> [Exercise directions] Write the entries below out again exactly; any picture in them stays out.
====
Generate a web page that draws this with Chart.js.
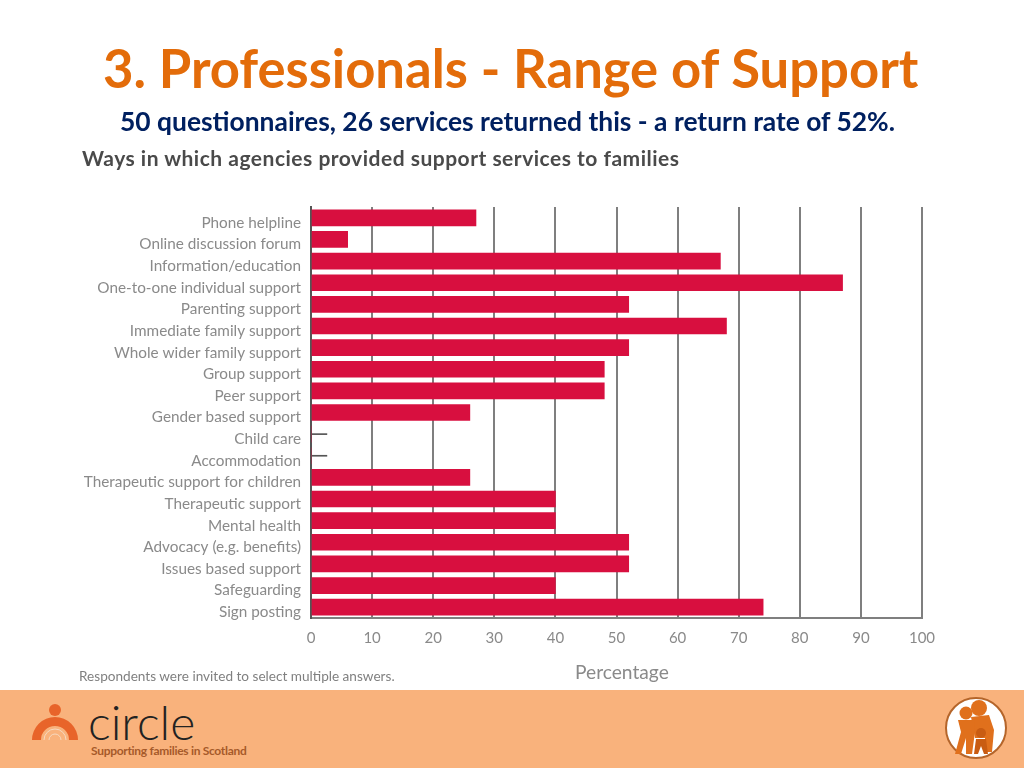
<!DOCTYPE html>
<html>
<head>
<meta charset="utf-8">
<title>Range of Support</title>
<script src="https://cdn.jsdelivr.net/npm/chart.js@4"></script>
<style>
  html, body { margin: 0; padding: 0; background: #fff; }
  body { width: 1024px; height: 768px; position: relative; overflow: hidden; font-family: Lato, sans-serif; }
  #chartBox { position: absolute; left: 0; top: 0; width: 1024px; height: 768px; }
  .txt { position: absolute; white-space: nowrap; }
  #slideTitle { left: 103px; top: 38px; font-size: 52.6px; line-height: 60px; font-weight: 700; color: #E36C0A; }
  #subTitle { left: 120px; top: 106px; font-size: 26.4px; line-height: 30px; font-weight: 700; color: #002060; }
  #heading { left: 82px; top: 145px; font-size: 21px; line-height: 26px; font-weight: 700; letter-spacing: 0.5px; color: #4a4a4a; }
  #note { left: 79px; top: 667px; font-size: 13.6px; line-height: 18px; color: #808080; }
  #axisTitle { left: 575px; top: 660px; font-size: 19.2px; line-height: 24px; color: #8a8a8a; }
  #band { position: absolute; left: 0; top: 690px; width: 1024px; height: 78px; background: #F9B27C; }
  #logoWord { left: 88px; top: 695px; font-size: 48px; line-height: 54px; font-weight: 300; color: #222; }
  #logoTag { left: 91px; top: 743px; font-size: 12px; line-height: 16px; font-weight: 700; letter-spacing: -0.3px; color: #A65A2A; }
  svg { position: absolute; left: 0; top: 0; }
</style>
</head>
<body>
<div id="chartBox"><canvas id="supportChart"></canvas></div>
<div id="slideTitle" class="txt">3. Professionals - Range of Support</div>
<div id="subTitle" class="txt">50 questionnaires, 26 services returned this - a return rate of 52%.</div>
<div id="heading" class="txt">Ways in which agencies provided support services to families</div>
<div id="note" class="txt">Respondents were invited to select multiple answers.</div>
<div id="axisTitle" class="txt">Percentage</div>
<div id="band"></div>
<svg width="1024" height="768">
  <!-- circle logo -->
  <path d="M32 740 A23 23 0 0 1 78 740 L69 740 A14 14 0 0 0 41 740 Z" fill="#E8642A"/>
  <circle cx="55" cy="710" r="6" fill="#E8642A"/>
  <path d="M44 740 A11 11 0 0 1 66 740 M49 740 A6 6 0 0 1 61 740" fill="none" stroke="#F6D9C0" stroke-width="1"/>
  <!-- family badge -->
  <circle cx="976" cy="728" r="30" fill="#fff" stroke="#B5652A" stroke-width="2"/>
  <g fill="#E0701C">
    <circle cx="979" cy="708" r="8"/>
    <circle cx="966" cy="713" r="6.5"/>
    <path d="M971 717 L989 715 L994 730 L992 752 L985 752 L985 738 L975 738 Z"/>
    <path d="M958 720 L974 720 L975 732 L972 754 L966 754 L966 738 L961 754 L955 754 L961 732 Z"/>
  </g>
  <g fill="#C95C12">
    <circle cx="981" cy="733" r="5"/>
    <path d="M976 739 L986 739 L988 754 L984 754 L981 746 L978 754 L974 754 Z"/>
  </g>
</svg>
<div id="logoWord" class="txt">circle</div>
<div id="logoTag" class="txt">Supporting families in Scotland</div>

<script>
const categories = [
  'Phone helpline', 'Online discussion forum', 'Information/education',
  'One-to-one individual support', 'Parenting support', 'Immediate family support',
  'Whole wider family support', 'Group support', 'Peer support', 'Gender based support',
  'Child care', 'Accommodation', 'Therapeutic support for children', 'Therapeutic support',
  'Mental health', 'Advocacy (e.g. benefits)', 'Issues based support', 'Safeguarding', 'Sign posting',
];
const percentages = [27, 6, 67, 87, 52, 68, 52, 48, 48, 26, 0, 0, 26, 40, 40, 52, 52, 40, 74];
// the two empty rows only have a short dark stub in the original
const stubs = [null, null, null, null, null, null, null, null, null, null, 2.6, 2.6, null, null, null, null, null, null, null];

const greyText = '#8a8a8a';
const gridGrey = '#7f7f7f';

Chart.defaults.font.family = 'Lato, sans-serif';

new Chart(document.getElementById('supportChart'), {
  type: 'bar',
  data: {
    labels: categories,
    datasets: [
      { data: percentages, backgroundColor: '#D80F3F', barThickness: 16, grouped: false },
      { data: stubs, backgroundColor: '#555555', barThickness: 1, grouped: false },
    ],
  },
  options: {
    indexAxis: 'y',
    responsive: true,
    maintainAspectRatio: false,
    animation: false,
    layout: { padding: { top: 207, right: 102, left: 0, bottom: 0 } },
    plugins: { legend: { display: false }, tooltip: { enabled: false } },
    scales: {
      x: {
        min: 0,
        max: 100,
        afterFit: (scale) => { scale.height = 150; },
        ticks: { stepSize: 10, color: greyText, font: { size: 15 }, padding: 11, maxRotation: 0 },
        grid: { color: gridGrey, lineWidth: 2, drawTicks: false },
        border: { color: gridGrey, width: 2 },
      },
      y: {
        afterFit: (scale) => { scale.width = 311; },
        ticks: { color: greyText, font: { size: 15.3 }, padding: 2, autoSkip: false, labelOffset: 5 },
        grid: { display: false },
        border: { color: '#555555', width: 2 },
      },
    },
  },
});
</script>
</body>
</html>
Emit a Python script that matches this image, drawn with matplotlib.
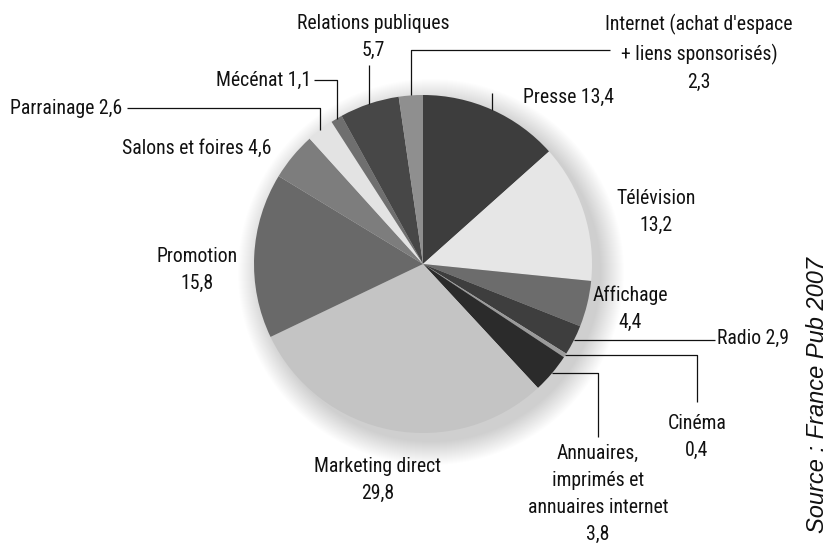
====
> [Correct output]
Generate a web page that draws this with Chart.js.
<!DOCTYPE html>
<html>
<head>
<meta charset="utf-8">
<title>Range of Support</title>
<script src="https://cdn.jsdelivr.net/npm/chart.js@4"></script>
<style>
  html, body { margin: 0; padding: 0; background: #fff; }
  body { width: 1024px; height: 768px; position: relative; overflow: hidden; font-family: Lato, sans-serif; }
  #chartBox { position: absolute; left: 0; top: 0; width: 1024px; height: 768px; }
  .txt { position: absolute; white-space: nowrap; }
  #slideTitle { left: 103px; top: 38px; font-size: 52.6px; line-height: 60px; font-weight: 700; color: #E36C0A; }
  #subTitle { left: 120px; top: 106px; font-size: 26.4px; line-height: 30px; font-weight: 700; color: #002060; }
  #heading { left: 82px; top: 145px; font-size: 21px; line-height: 26px; font-weight: 700; letter-spacing: 0.5px; color: #4a4a4a; }
  #note { left: 79px; top: 667px; font-size: 13.6px; line-height: 18px; color: #808080; }
  #axisTitle { left: 575px; top: 660px; font-size: 19.2px; line-height: 24px; color: #8a8a8a; }
  #band { position: absolute; left: 0; top: 690px; width: 1024px; height: 78px; background: #F9B27C; }
  #logoWord { left: 88px; top: 695px; font-size: 48px; line-height: 54px; font-weight: 300; color: #222; }
  #logoTag { left: 91px; top: 743px; font-size: 12px; line-height: 16px; font-weight: 700; letter-spacing: -0.3px; color: #A65A2A; }
  svg { position: absolute; left: 0; top: 0; }
</style>
</head>
<body>
<div id="chartBox"><canvas id="supportChart"></canvas></div>
<div id="slideTitle" class="txt">3. Professionals - Range of Support</div>
<div id="subTitle" class="txt">50 questionnaires, 26 services returned this - a return rate of 52%.</div>
<div id="heading" class="txt">Ways in which agencies provided support services to families</div>
<div id="note" class="txt">Respondents were invited to select multiple answers.</div>
<div id="axisTitle" class="txt">Percentage</div>
<div id="band"></div>
<svg width="1024" height="768">
  <!-- circle logo -->
  <path d="M32 740 A23 23 0 0 1 78 740 L69 740 A14 14 0 0 0 41 740 Z" fill="#E8642A"/>
  <circle cx="55" cy="710" r="6" fill="#E8642A"/>
  <path d="M44 740 A11 11 0 0 1 66 740 M49 740 A6 6 0 0 1 61 740" fill="none" stroke="#F6D9C0" stroke-width="1"/>
  <!-- family badge -->
  <circle cx="976" cy="728" r="30" fill="#fff" stroke="#B5652A" stroke-width="2"/>
  <g fill="#E0701C">
    <circle cx="979" cy="708" r="8"/>
    <circle cx="966" cy="713" r="6.5"/>
    <path d="M971 717 L989 715 L994 730 L992 752 L985 752 L985 738 L975 738 Z"/>
    <path d="M958 720 L974 720 L975 732 L972 754 L966 754 L966 738 L961 754 L955 754 L961 732 Z"/>
  </g>
  <g fill="#C95C12">
    <circle cx="981" cy="733" r="5"/>
    <path d="M976 739 L986 739 L988 754 L984 754 L981 746 L978 754 L974 754 Z"/>
  </g>
</svg>
<div id="logoWord" class="txt">circle</div>
<div id="logoTag" class="txt">Supporting families in Scotland</div>

<script>
const categories = [
  'Phone helpline', 'Online discussion forum', 'Information/education',
  'One-to-one individual support', 'Parenting support', 'Immediate family support',
  'Whole wider family support', 'Group support', 'Peer support', 'Gender based support',
  'Child care', 'Accommodation', 'Therapeutic support for children', 'Therapeutic support',
  'Mental health', 'Advocacy (e.g. benefits)', 'Issues based support', 'Safeguarding', 'Sign posting',
];
const percentages = [27, 6, 67, 87, 52, 68, 52, 48, 48, 26, 0, 0, 26, 40, 40, 52, 52, 40, 74];
// the two empty rows only have a short dark stub in the original
const stubs = [null, null, null, null, null, null, null, null, null, null, 2.6, 2.6, null, null, null, null, null, null, null];

const greyText = '#8a8a8a';
const gridGrey = '#7f7f7f';

Chart.defaults.font.family = 'Lato, sans-serif';

new Chart(document.getElementById('supportChart'), {
  type: 'bar',
  data: {
    labels: categories,
    datasets: [
      { data: percentages, backgroundColor: '#D80F3F', barThickness: 16, grouped: false },
      { data: stubs, backgroundColor: '#555555', barThickness: 1, grouped: false },
    ],
  },
  options: {
    indexAxis: 'y',
    responsive: true,
    maintainAspectRatio: false,
    animation: false,
    layout: { padding: { top: 207, right: 102, left: 0, bottom: 0 } },
    plugins: { legend: { display: false }, tooltip: { enabled: false } },
    scales: {
      x: {
        min: 0,
        max: 100,
        afterFit: (scale) => { scale.height = 150; },
        ticks: { stepSize: 10, color: greyText, font: { size: 15 }, padding: 11, maxRotation: 0 },
        grid: { color: gridGrey, lineWidth: 2, drawTicks: false },
        border: { color: gridGrey, width: 2 },
      },
      y: {
        afterFit: (scale) => { scale.width = 311; },
        ticks: { color: greyText, font: { size: 15.3 }, padding: 2, autoSkip: false, labelOffset: 5 },
        grid: { display: false },
        border: { color: '#555555', width: 2 },
      },
    },
  },
});
</script>
</body>
</html>
Emit a Python script that matches this image, drawn with matplotlib.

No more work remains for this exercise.